Compared to traditional airborne synthetic aperture radar imaging algorithms, this invention utilizes the method of phase filter multiplication instead of interpolation. This approach enhances the imaging speed for each segment, thus improving the efficiency of single-pass imaging within each segment.

Compared to traditional airborne synthetic aperture radar imaging algorithms, this invention adopts a method of parallel imaging of each segment and then splicing it into a complete image to obtain the image, which improves the imaging speed of the complete image.

Compared to traditional airborne synthetic aperture radar imaging algorithms, this invention can estimate the position of the platform while imaging, achieving the effect of platform positioning and facilitating the establishment of an automated, intelligent, and integrated unmanned aerial vehicle detection system.

DESCRIPTION OF THE FIGURES

FIG. 1. Flowchart of an embodiment of the present invention.

FIG. 2. Schematic diagram of the target space and signal space in an embodiment of the present invention's airborne synthetic aperture radar system.

FIG. 3. Flowchart of geometric correction in an embodiment of the present invention.

FIG. 4. Schematic diagram illustrating trajectory estimation in an embodiment of the present invention.

FIGS. 5(a)-(b). Curves depicting measured trajectory and changes in attitude angles in an embodiment of the present invention.
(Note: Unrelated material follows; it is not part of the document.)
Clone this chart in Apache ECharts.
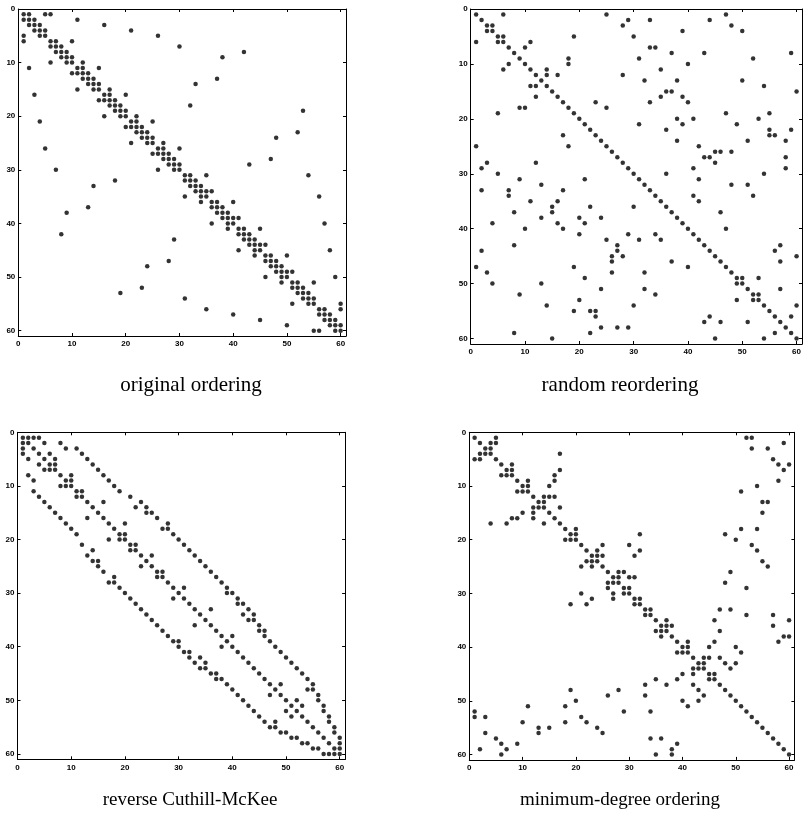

FIG. 6. Schematic diagram illustrating the relationship between platform trajectory and grid-based target space in an embodiment of the present invention.

FIGS. 7(a)-(e). Comparative image results, comprising individual segment images, full-aperture image, and results obtained using traditional imaging methods in an embodiment of the present invention.

FIG. 8. Comparative results of point spread functions between the present invention and traditional imaging methods in an embodiment of the present invention.

FIGS. 9(a)-(c). Comparative image results between traditional imaging methods, the present invention, and optical models in an embodiment of the present invention.

FIGS. 10(a)-(b). Comparison of estimated platform trajectory curves with inertial navigation system measurement trajectory curves and error curve plot in an embodiment of the present invention.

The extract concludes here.